だから、アパレル素人だった私たちが工場へ突撃訪問をすると、

口を揃えて
「お〜〜!!すごい!!」

と感想をこぼしていたんだと思います。

色々な工場を回り、何度も取引を繰り返して関係を構築しても、
まだまだ知らない技術や方法がどんどん出てきます。

餅は餅屋とはよく言いますが、
専門的な機械の多くは、何度説明を聞いても全てを理解するのは難しいのが正直なところです。

自分たちは、衣服をデザインして、形にして、お届けする立場。
できる限り工程を知ってもらうように心がけて運営をしています。

お客様に専門的な工程の全てを理解してもらうのは、不可能なことも多いんですが、それをわかりやすく翻訳するようなつもりで、商品をご説明、ご提案するようにしています。

そもそも国内アパレル関連事業は、、販売者と消費者に情報の溝が深いと感じていました。旧式のアパレル販売形態は、生産に関わる情報は業界人にしかわからないクローズドな情報で、消費者は、ただただかっこイイプロモーションや雑誌が作る流行などの情報しか得られないようなイメージでした。ネットが普及した現在も、洋服ができるまでの情報を細かく知ることはけっこう難しいと思います。

ちなみに、話は変わって、アジア諸国の人件費は非常に安くて、国内生産は価格ではなかなか勝てません。

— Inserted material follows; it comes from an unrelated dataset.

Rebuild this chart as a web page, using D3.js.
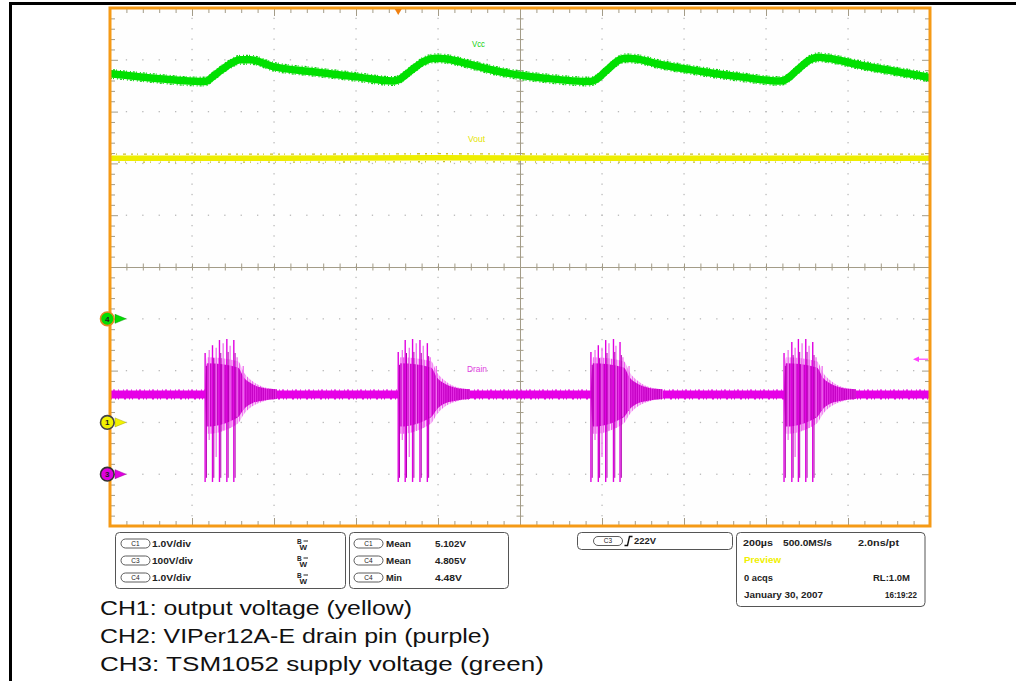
<!DOCTYPE html>
<html><head><meta charset="utf-8">
<script src="https://cdn.jsdelivr.net/npm/d3@7"></script>
<style>body{margin:0;background:#fff}svg{display:block}text{font-family:"Liberation Sans",Arial,sans-serif}</style>
</head><body><svg id="c" width="1016" height="681"></svg>
<script>
// ---------------- DATA ----------------
// time in microseconds across the 10-division screen (200 us/div)
const vccTime  = [0,100,220,232,256,293,317,342,398,495,602,690,702,732,768,793,817,878,951,1066,1171,1183,1212,1239,1256,1281,1342,1439,1537,1634,1646,1676,1707,1727,1751,1829,1927,1995,2000];
const vccVolts = [4.73,4.65,4.58,4.58,4.71,4.92,5.00,5.00,4.87,4.77,4.67,4.59,4.61,4.78,4.98,5.03,5.02,4.91,4.77,4.64,4.58,4.61,4.80,4.98,5.03,5.02,4.91,4.78,4.67,4.59,4.61,4.80,5.00,5.05,5.03,4.90,4.76,4.66,4.65];
const voutTime  = [0,400,800,1200,1600,2000];
const voutVolts = [5.10,5.10,5.11,5.10,5.10,5.10];
const drainBaseTime  = [0,2000];
const drainBaseVolts = [154,154];
// drain bursts: main switching spikes (absolute time, top volts, bottom volts)
const spikeTimes = [[232,250,267,285,302],[703,720,738,756,774],[1173,1191,1209,1228,1244],[1644,1663,1679,1697,1714]];
const spikeTops  = [[234,249,259,261,259],[236,259,261,259,253],[236,249,259,261,255],[234,255,261,261,255]];
const spikeBottom = -15;
// ringing envelope after each burst start (relative time, top/bottom volts)
const ringTime   = [0,5,80,95,115,140,175];
const ringTop    = [160,214,206,186,174,167,164];
const ringBottom = [150,92,110,126,137,142,145];
const ringOuterTop    = [160,226,218,196,180,169,164];
const ringOuterBottom = [150,78,98,116,131,140,145];
// lighter secondary spikes inside each burst (relative time)
const subTime   = [10,27,44,61,78,93];
const subTop    = [240,244,253,248,226,209];
const subBottom = [66,33,85,89,111,124];
const triggerTime = 703, triggerLevel = 222;
// channel settings: name, ground position (div), volts/div
const chNames = ["1","3","4"];
const chPos   = [-3,-4,-1];
const chVdiv  = [1.0,100,1.0];
// readouts
const scaleLabels = ["C1","C3","C4"], scaleTexts = ["1.0V/div","100V/div","1.0V/div"];
const measCh = ["C1","C4","C4"], measName = ["Mean","Mean","Min"], measVal = ["5.102V","4.805V","4.48V"];
const captions = ["CH1: output voltage (yellow)","CH2: VIPer12A-E drain pin (purple)","CH3: TSM1052 supply voltage (green)"];

// ---------------- SCALES ----------------
const svg = d3.select('#c');
const PX0=110, PX1=930, PY0=8, PY1=526;
const x = d3.scaleLinear().domain([0,2000]).range([PX0,PX1]);
const yDiv = d3.scaleLinear().domain([-5,5]).range([PY1,PY0]);
const chY = i => v => yDiv(chPos[i] + v/chVdiv[i]);
const yC1 = chY(0), yC3 = chY(1), yC4 = chY(2);

// stripe pattern for dense ringing
const defs = svg.append('defs');
const pat = defs.append('pattern').attr('id','ring').attr('width',2.2).attr('height',10).attr('patternUnits','userSpaceOnUse');
pat.append('rect').attr('width',2.2).attr('height',10).attr('fill','#c400c4');
pat.append('rect').attr('width',0.9).attr('height',10).attr('fill','#e830e8');
const pat2 = defs.append('pattern').attr('id','ringO').attr('width',2.6).attr('height',10).attr('patternUnits','userSpaceOnUse');
pat2.append('rect').attr('width',2.6).attr('height',10).attr('fill','#fbe0fb');
pat2.append('rect').attr('width',1.1).attr('height',10).attr('fill','#ee55ee');

// outer frame (cropped table border)
svg.append('rect').attr('x',9).attr('y',2).attr('width',1007).attr('height',3).attr('fill','#000');
svg.append('rect').attr('x',9).attr('y',2).attr('width',3).attr('height',679).attr('fill','#000');

// plot background
svg.append('rect').attr('x',PX0).attr('y',PY0).attr('width',PX1-PX0).attr('height',PY1-PY0).attr('fill','#fefefe');

// ---------------- GRID ----------------
const gridCol = '#b9b9b9', tickCol = '#a39c88';
const dots = [];
d3.range(200,2000,200).filter(t=>t!==1000).forEach(t=>d3.range(-4.8,4.81,0.2).forEach(d=>dots.push([x(t),yDiv(d)])));
d3.range(-4,4.01,1).filter(d=>d!==0).forEach(d=>d3.range(40,1961,40).forEach(t=>dots.push([x(t),yDiv(d)])));
svg.append('g').selectAll('rect').data(dots).join('rect')
  .attr('x',d=>d[0]-0.6).attr('y',d=>d[1]-0.6).attr('width',1.3).attr('height',1.3).attr('fill',gridCol);

const tMinor = d3.range(0,2000.1,40), dMinor = d3.range(-5,5.001,0.2);
function styleAxis(g){ g.selectAll('.domain').attr('stroke',tickCol).attr('stroke-width',1); g.selectAll('line').attr('stroke',tickCol); g.selectAll('text').remove(); }
// centre cross
svg.append('g').attr('transform',`translate(0,${yDiv(0)})`).call(d3.axisBottom(x).tickValues(tMinor).tickSize(3.5).tickSizeOuter(0)).call(styleAxis);
svg.append('g').attr('transform',`translate(0,${yDiv(0)})`).call(d3.axisTop(x).tickValues(tMinor).tickSize(3.5).tickSizeOuter(0)).call(styleAxis);
svg.append('g').attr('transform',`translate(${x(1000)},0)`).call(d3.axisLeft(yDiv).tickValues(dMinor).tickSize(3.5).tickSizeOuter(0)).call(styleAxis);
svg.append('g').attr('transform',`translate(${x(1000)},0)`).call(d3.axisRight(yDiv).tickValues(dMinor).tickSize(3.5).tickSizeOuter(0)).call(styleAxis);
// edge ticks
function edge(axis, tr){ svg.append('g').attr('transform',tr).call(axis.tickSizeOuter(0)).call(g=>{g.select('.domain').remove(); g.selectAll('line').attr('stroke',tickCol); g.selectAll('text').remove();}); }
const isMajT = t => Math.abs(t/200-Math.round(t/200))<1e-6, isMajD = d => Math.abs(d-Math.round(d))<1e-6;
edge(d3.axisBottom(x).tickValues(tMinor.filter(t=>!isMajT(t))).tickSize(5), `translate(0,${PY0})`);
edge(d3.axisBottom(x).tickValues(tMinor.filter(isMajT)).tickSize(8), `translate(0,${PY0})`);
edge(d3.axisTop(x).tickValues(tMinor.filter(t=>!isMajT(t))).tickSize(5), `translate(0,${PY1})`);
edge(d3.axisTop(x).tickValues(tMinor.filter(isMajT)).tickSize(8), `translate(0,${PY1})`);
edge(d3.axisRight(yDiv).tickValues(dMinor.filter(d=>!isMajD(d))).tickSize(5), `translate(${PX0},0)`);
edge(d3.axisRight(yDiv).tickValues(dMinor.filter(isMajD)).tickSize(8), `translate(${PX0},0)`);
edge(d3.axisLeft(yDiv).tickValues(dMinor.filter(d=>!isMajD(d))).tickSize(5), `translate(${PX1},0)`);
edge(d3.axisLeft(yDiv).tickValues(dMinor.filter(isMajD)).tickSize(8), `translate(${PX1},0)`);

// ---------------- TRACES ----------------
const zip = (a,b)=>a.map((v,i)=>[v,b[i]]);
const tr = svg.append('g');
function band(pts, yf, col, w, fringeCol, off, dash, curve){
  const ln = d3.line().x(d=>x(d[0])).y(d=>yf(d[1])).curve(curve||d3.curveLinear);
  [-off,off].forEach((o,k)=>tr.append('path').attr('d',ln(pts)).attr('transform',`translate(0,${o})`)
     .attr('fill','none').attr('stroke',fringeCol).attr('stroke-width',1.3).attr('stroke-dasharray',dash[k]));
  tr.append('path').attr('d',ln(pts)).attr('fill','none').attr('stroke',col).attr('stroke-width',w).attr('stroke-linejoin','round');
}
// Vout (yellow)
band(zip(voutTime,voutVolts), yC1, '#eeee00', 5.5, '#c9bd2a', 4, ['2 4 1 6 3 5','1 7 2 5 1 9']);
// Vcc (green)
band(zip(vccTime,vccVolts), yC4, '#00e000', 7.5, '#10d010', 4.3, ['1 2 2 1 1 3','2 1 1 3 1 2'], d3.curveMonotoneX);
// Drain baseline
band(zip(drainBaseTime,drainBaseVolts), yC3, '#e600e6', 8, '#e600e6', 4.3, ['1 2 2 3 1 4','2 3 1 2 1 5']);
// bursts
const ringArea = d3.area().x(d=>x(d[0])).y0(d=>yC3(d[2])).y1(d=>yC3(d[1])).curve(d3.curveMonotoneX);
spikeTimes.forEach((ts,b)=>{
  const t0 = ts[0];
  tr.append('path').attr('d',ringArea(ringTime.map((t,i)=>[t0+t, ringOuterTop[i], ringOuterBottom[i]]))).attr('fill','url(#ringO)');
  tr.append('path').attr('d',ringArea(ringTime.map((t,i)=>[t0+t, ringTop[i], ringBottom[i]]))).attr('fill','url(#ring)');
  subTime.forEach((t,i)=>tr.append('line').attr('x1',x(t0+t)).attr('x2',x(t0+t)).attr('y1',yC3(subTop[i])).attr('y2',yC3(subBottom[i]))
     .attr('stroke','#f070f0').attr('stroke-width',1.3));
  ts.forEach((t,i)=>{
    tr.append('line').attr('x1',x(t)).attr('x2',x(t)).attr('y1',yC3(spikeTops[b][i])).attr('y2',yC3(spikeBottom))
      .attr('stroke','#e000e0').attr('stroke-width',1.4);
    tr.append('line').attr('x1',x(t)+1.3).attr('x2',x(t)+1.3).attr('y1',yC3(spikeTops[b][i]-25)).attr('y2',yC3(spikeBottom+8))
      .attr('stroke','#b000b0').attr('stroke-width',1);
  });
});

// trace labels
svg.append('text').attr('x',472).attr('y',47).attr('font-size',8.5).attr('fill','#10d010').attr('textLength',13).attr('lengthAdjust','spacingAndGlyphs').text('Vcc');
svg.append('text').attr('x',468).attr('y',142).attr('font-size',8.5).attr('fill','#e4e400').attr('textLength',17).attr('lengthAdjust','spacingAndGlyphs').text('Vout');
svg.append('text').attr('x',467).attr('y',372).attr('font-size',8.5).attr('fill','#e040e0').attr('textLength',20).attr('lengthAdjust','spacingAndGlyphs').text('Drain');

// orange screen border
svg.append('rect').attr('x',PX0).attr('y',PY0).attr('width',PX1-PX0).attr('height',PY1-PY0).attr('fill','none').attr('stroke','#f59a16').attr('stroke-width',3);
// trigger position marker
const tx = x(triggerTime);
svg.append('path').attr('d',`M${tx-3.5},${PY0+1}L${tx+3.5},${PY0+1}L${tx},${PY0+7}Z`).attr('fill','#f08010');
// trigger level arrow (C3)
const ty = yC3(triggerLevel);
svg.append('line').attr('x1',PX1-11).attr('x2',PX1-2).attr('y1',ty).attr('y2',ty).attr('stroke','#ff40ff').attr('stroke-width',1.2);
svg.append('path').attr('d',`M${PX1-17},${ty}L${PX1-11},${ty-2.8}L${PX1-11},${ty+2.8}Z`).attr('fill','#ff40ff');

// channel ground markers
const chFill = ['#f2f200','#e000e0','#00dd00'], chStroke = ['#444','#333','#e08a20'];
chNames.forEach((n,i)=>{
  const cy = yDiv(chPos[i]);
  svg.append('path').attr('d',`M115,${cy-4.5}L126,${cy}L115,${cy+4.5}Z`).attr('fill',chFill[i]).attr('stroke',d3.color(chFill[i]).darker(1)).attr('stroke-width',0.5);
  svg.append('circle').attr('cx',107.3).attr('cy',cy).attr('r',6.8).attr('fill',chFill[i]).attr('stroke',chStroke[i]).attr('stroke-width',1.6);
  svg.append('text').attr('x',107.3).attr('y',cy+3).attr('text-anchor','middle').attr('font-size',8).attr('font-weight','bold').attr('fill','#222').text(n);
});

// ---------------- READOUT BOXES ----------------
const rb = svg.append('g');
function box(x0,y0,w,h){ rb.append('rect').attr('x',x0).attr('y',y0).attr('width',w).attr('height',h).attr('rx',4).attr('fill','#fff').attr('stroke','#555').attr('stroke-width',1); }
function pill(cx,cy,label){
  rb.append('rect').attr('x',cx-14.5).attr('y',cy-4.5).attr('width',29).attr('height',9).attr('rx',4.5).attr('fill','#fff').attr('stroke','#333').attr('stroke-width',0.8);
  rb.append('text').attr('x',cx).attr('y',cy+2.4).attr('text-anchor','middle').attr('font-size',6.5).attr('fill','#222').text(label);
}
function bt(x0,y,s,len,col,anchor){ const t=rb.append('text').attr('x',x0).attr('y',y).attr('font-size',9).attr('font-weight','bold').attr('fill',col||'#222').attr('text-anchor',anchor||'start').text(s); if(len) t.attr('textLength',len).attr('lengthAdjust','spacingAndGlyphs'); return t; }
const rowY = [543.5,560.5,577.5];
box(115.5,532.5,230,56);
scaleLabels.forEach((c,i)=>{
  pill(135.5,rowY[i],c); bt(152,rowY[i]+3.2,scaleTexts[i], scaleTexts[i]==='100V/div'?41:39);
  rb.append('text').attr('x',297).attr('y',rowY[i]+0.5).attr('font-size',6.5).attr('font-weight','bold').attr('fill','#222').text('B');
  rb.append('text').attr('x',299.5).attr('y',rowY[i]+6.5).attr('font-size',8).attr('font-weight','bold').attr('fill','#222').text('W');
  rb.append('line').attr('x1',303.5).attr('x2',308).attr('y1',rowY[i]-2.5).attr('y2',rowY[i]-2.5).attr('stroke','#222').attr('stroke-width',1);
});
box(349.5,532.5,159,56);
measCh.forEach((c,i)=>{
  pill(368.5,rowY[i],c); bt(386,rowY[i]+3.2,measName[i], measName[i]==='Min'?16:25); bt(435,rowY[i]+3.2,measVal[i], measVal[i].length===5?27:31);
});
box(577.5,532.5,155,17);
pill(608,541,'C3');
rb.append('path').attr('d','M624.5,545.5L627.5,545.5L629.5,536.5L632.5,536.5').attr('fill','none').attr('stroke','#111').attr('stroke-width',1.4);
bt(634,544.3,'222V',22);
box(736.5,532.5,188.5,74);
const r4 = [542.5,560,577.5,595];
bt(743,r4[0]+3.2,'200µs',30); bt(783,r4[0]+3.2,'500.0MS/s',49); bt(858,r4[0]+3.2,'2.0ns/pt',41);
bt(744,r4[1]+3.2,'Preview',37,'#f0f000');
bt(744,r4[2]+3.2,'0 acqs',29); bt(873,r4[2]+3.2,'RL:1.0M',37);
bt(744,r4[3]+3.2,'January 30, 2007',79); bt(885,r4[3]+3.2,'16:19:22',32);

// ---------------- CAPTIONS ----------------
const capLen = [312,390,444], capY = [614.5,642.5,670.5];
captions.forEach((c,i)=>svg.append('text').attr('x',100).attr('y',capY[i]).attr('font-size',20.5).attr('fill','#111')
  .attr('textLength',capLen[i]).attr('lengthAdjust','spacingAndGlyphs').text(c));
</script></body></html>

そうなる前の、景気がよかったと言われる昭和時代の繊維業界は、各地域に商社があり、たくさんの下請け工場は、とにかく量と数、価格で生産を考えることが多かったという話を聞きました。

そもそも、現在の技術やものづくりを残していくうえで、「経済的に回る」というのは大前提です。
昨今の加速度的な時代は変化は、私たちのような小さな個人商店が、地域の工場との関係をさらに強く構築しながら、ブランディングし伝えていくという役割も、ものづくりを継続するために、新たな切り口、付加価値という点では、重要な要素になってきていると日々感じています。

地域の繊維工場のみなさんが当たり前にやってきたことは、実は知れば知るほど、高い技術で、量と数、品質という観点だけで考えるのは非常にもったいなく、ストーリーとして価値を伝えられるよう微力ながら日々試行錯誤しています。

「例えば、最新の機械は、確かに凄い!!
でも、家族経営の方が修理しながら使っている古い機械じゃないとできない生地もある。」

「当店は、手作業で衣服を染めている。わざわざ手で染めると個性的になるから。でも、綺麗にムラなく染めるには、機械で染めた方が綺麗に仕上がる。」

商品の開発までのやりとりや、苦労、こだわりなどを
生産の観点でもお伝えできたら、商品の見方は変わるのではないでしょうか。

まさに、自分たちが工場見学へ行って、「お〜」と感想を言った後に、
服を作るのと、そうじゃないのでは
想い入れが変わって、出来上がりも変わるので、
そんな実感してきたことをシェアできたらと思っています。

 

色々な技術の特徴を理解して、
最後の衣服の形となった時に、その良さをいかせているかどうか。

最初に戻りますが、

効率化や、価格を抑えることを求めるだけではなく、
付加価値をつけるための機械として認識していたい

 

この三河地域にある様々な機械とそれを扱う人。
そこを理解して、デザイン、企画をすること。

数や量を増やすためとして捉えることは大切ですが、
届けたいものを形にするための機械と捉える。

日々その能力を学び、どう生かすことができるか。

そう考えると、手作業と機械の両方の工程を通った衣服が、
当店の主力商品となったのは自然な流れだったなと振り返っています。

素人からアパレル店をスタート!5年の節目ですが、
まだまだ三河エリアを走り回り、学びながらアイディアをひねり出す作業が続きそうです。

ちなみにこんな記事を書きながら、当店も小さい染色機の導入を検討しています。
そんなタイミングだったので、自分たちの良さがなくならないようにと、今後の製作の方向性を考えながらの今回の記事なのでした。